Short task: Extract only the first line of the listing and every line after it up to and including the one with "from bokeh.resources import INLINE". Omit the pictures.
---- Dataset section
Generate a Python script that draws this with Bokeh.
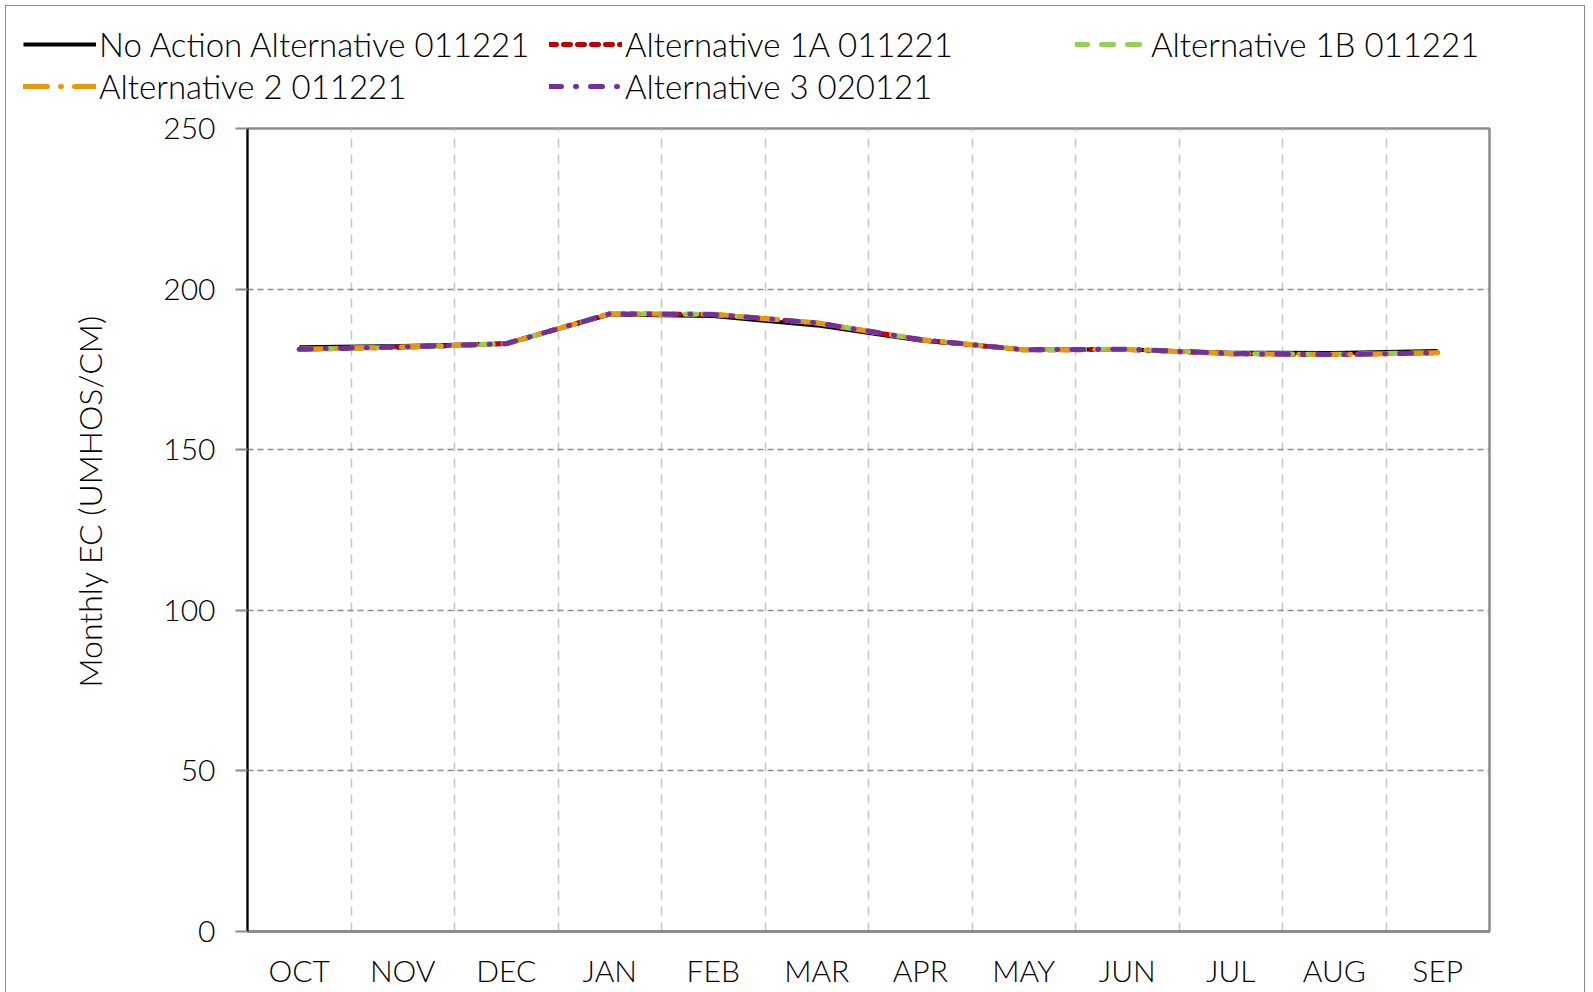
import numpy as np
from bokeh.plotting import figure
from bokeh.models import Range1d, FixedTicker, Legend, LegendItem, Title
from bokeh.embed import file_html
from bokeh.resources import INLINE

months = ["OCT", "NOV", "DEC", "JAN", "FEB", "MAR", "APR", "MAY", "JUN", "JUL", "AUG", "SEP"]
no_action = [181.9, 182.3, 183.1, 192.1, 191.6, 188.7, 184.0, 181.2, 181.2, 180.2, 180.1, 180.7]
alt_1a = [181.3, 181.9, 183.0, 192.3, 192.1, 189.4, 184.2, 181.1, 181.2, 179.9, 179.6, 180.2]
alt_1b = [181.3, 181.9, 183.0, 192.3, 192.1, 189.5, 184.3, 181.1, 181.3, 179.9, 179.7, 180.2]
alt_2 = [181.3, 182.0, 183.0, 192.3, 192.2, 189.5, 184.3, 181.1, 181.2, 179.9, 179.6, 180.2]
alt_3 = [181.3, 182.0, 183.0, 192.3, 192.1, 189.5, 184.3, 181.1, 181.3, 179.9, 179.6, 180.2]
series_names = ["No Action Alternative 011221", "Alternative 1A 011221", "Alternative 1B 011221",
                "Alternative 2 011221", "Alternative 3 020121"]
y_ticks = [0, 50, 100, 150, 200, 250]
y_title = "Monthly EC (UMHOS/CM)"

FONT = "'Lato Light', Lato"
FS = "30px"
FS_BIG = "32px"
FS_LEG = "33px"

styles = [
    dict(line_color="#000000", line_width=4, line_dash="solid"),
    dict(line_color="#C00000", line_width=5, line_dash="7 7", line_cap="round"),
    dict(line_color="#92D050", line_width=5, line_dash="12 14", line_cap="round"),
    dict(line_color="#E8980E", line_width=5, line_dash="24 13 1 13", line_cap="round"),
    dict(line_color="#7030A0", line_width=5, line_dash="12 14 1 14", line_cap="round"),
]
series = [no_action, alt_1a, alt_1b, alt_2, alt_3]

x = np.arange(len(months)) + 0.5

W = 1580
LEG_H = 100
BORDER = "1.5px solid #8a8a8a"

# ---------- legend strip (its own root; the series lie outside its ranges) ----------
lf = figure(width=W, height=LEG_H, output_backend="svg", toolbar_location=None,
            x_range=Range1d(0, 12), y_range=Range1d(0, 1),
            min_border=0, x_axis_location=None, y_axis_location=None)
lf.grid.visible = False
lf.outline_line_color = None
lf.styles = {"margin-left": "5px", "margin-top": "5px",
             "border-top": BORDER, "border-left": BORDER, "border-right": BORDER}
leg_r = [lf.line(x, vals, **st) for vals, st in zip(series, styles)]
order = [0, 3, 1, 4, 2]  # column-major fill: col1 = NA, Alt2; col2 = 1A, Alt3; col3 = 1B
legend = Legend(items=[LegendItem(label=series_names[i], renderers=[leg_r[i]]) for i in order],
                ncols=3, location=(17, 0),
                glyph_width=73, glyph_height=30, label_height=30, label_width=448,
                label_standoff=3, spacing=2, padding=0, margin=0,
                border_line_color=None, background_fill_alpha=0,
                label_text_font=FONT, label_text_font_size=FS_LEG, label_text_color="#000000")
lf.add_layout(legend, "center")

# ---------- main chart ----------
p = figure(width=W, height=887, output_backend="svg", toolbar_location=None,
           x_range=Range1d(0, 12), y_range=Range1d(0, 250),
           min_border_left=241, min_border_right=97, min_border_top=23, min_border_bottom=61)
p.styles = {"margin-left": "5px", "border-left": BORDER, "border-right": BORDER}

p.outline_line_color = "#8c8c8c"
p.outline_line_width = 2.5

p.ygrid.ticker = FixedTicker(ticks=y_ticks)
p.ygrid.grid_line_color = "#8c8c8c"
p.ygrid.grid_line_width = 1.5
p.ygrid.grid_line_dash = "6 4"
p.xgrid.ticker = FixedTicker(ticks=list(range(1, 12)))
p.xgrid.grid_line_color = "#c4c4c4"
p.xgrid.grid_line_width = 1.5
p.xgrid.grid_line_dash = "9 7"

p.xaxis.ticker = FixedTicker(ticks=list(x))
p.xaxis.major_label_overrides = {float(v): m for v, m in zip(x, months)}
p.xaxis.major_tick_out = 0
p.xaxis.major_tick_in = 0
p.xaxis.minor_tick_out = 0
p.xaxis.axis_line_color = "#8c8c8c"
p.xaxis.axis_line_width = 3
p.xaxis.major_label_standoff = 20
p.xaxis.major_label_text_font = FONT
p.xaxis.major_label_text_font_size = FS
p.xaxis.major_label_text_color = "#000000"

p.yaxis.ticker = FixedTicker(ticks=y_ticks)
p.yaxis.major_tick_out = 12
p.yaxis.major_tick_in = 0
p.yaxis.minor_tick_out = 0
p.yaxis.major_tick_line_color = "#8c8c8c"
p.yaxis.major_tick_line_width = 2
p.yaxis.axis_line_color = "#000000"
p.yaxis.axis_line_width = 2
p.yaxis.major_label_standoff = 20
p.yaxis.major_label_text_font = FONT
p.yaxis.major_label_text_font_size = FS
p.yaxis.major_label_text_color = "#000000"

ytitle = Title(text=y_title, align="left", offset=244, standoff=103,
               text_font=FONT, text_font_size=FS_BIG, text_font_style="normal",
               text_color="#000000")
p.add_layout(ytitle, "left")

for vals, st in zip(series, styles):
    p.line(x, vals, **st)

open("out.html", "w").write(file_html([lf, p], INLINE))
--------
Completed exercise:
Generate a Python script that draws this with Bokeh.
import numpy as np
from bokeh.plotting import figure
from bokeh.models import Range1d, FixedTicker, Legend, LegendItem, Title
from bokeh.embed import file_html
from bokeh.resources import INLINE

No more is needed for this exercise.